The whole marketing program is just garbage. They say it makes you feel like Superman, a good pedal assist, that it's just like a bike. Yeah, well, for 95% of Americans bikes are outside their knowledge. They don't care. About 40% of people won't ride a bike, even on a completely isolated trail. About 10% will ride in traffic.

I just keep asking myself if this is ever going to happen. I've had 4 ebikes, still own 3. To me it is fun, but I like going slow and pedaling moderately. I'm not the mass market, for sure.
 

Nutella

Active Member
While I agree that the country as a whole isn't a biking culture, which is too bad, there is a significant population that choose to recreate on bikes. While it won't ever be like Europe, especially on the road, there will be a lot of emtbs coming, it will take a few years for the population to become bigger though.
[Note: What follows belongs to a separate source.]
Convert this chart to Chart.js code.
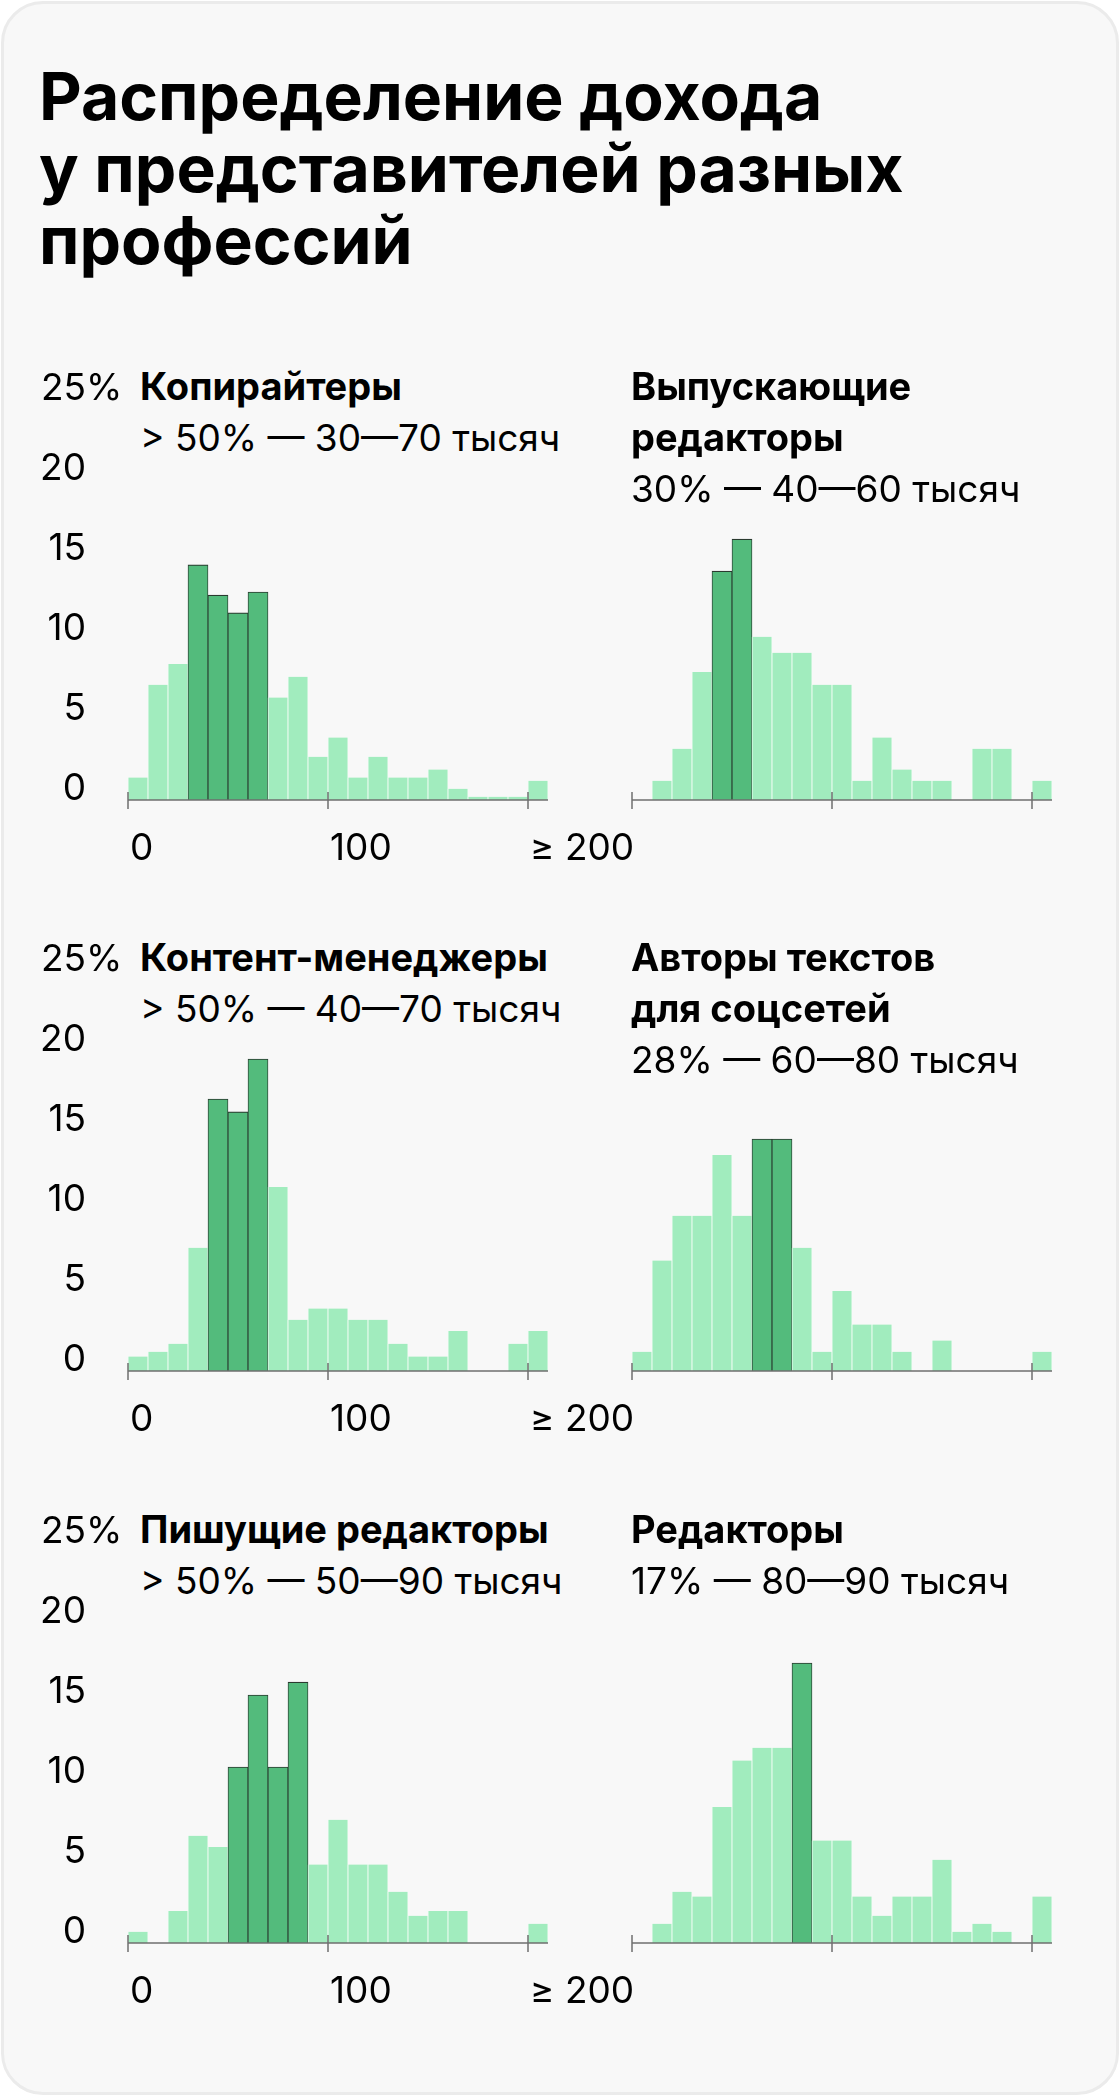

The lobby behind the CA regulations has obviously learned that it was too vague concerning if you can ride an emtb on single track bike legal trails, with the subsequent Utah regulations that copy it, specifically stating:

(2) An individual may operate an electric assisted bicycle on a path or trail designated

390 for the use of a bicycle.
391 (3) A local authority or state agency may adopt an ordinance or rule to regulate or
392 restrict the use of an electric assisted bicycle, or a specific classification of an electric assisted
393 bicycle, on a sidewalk, path, or trail within the jurisdiction of the local authority or state

I don't understand the separate classes for throttle/PAS either, who cares how you switch on the motor?

I also think there's a market for electric mopeds or small motorcycles like you're talking about.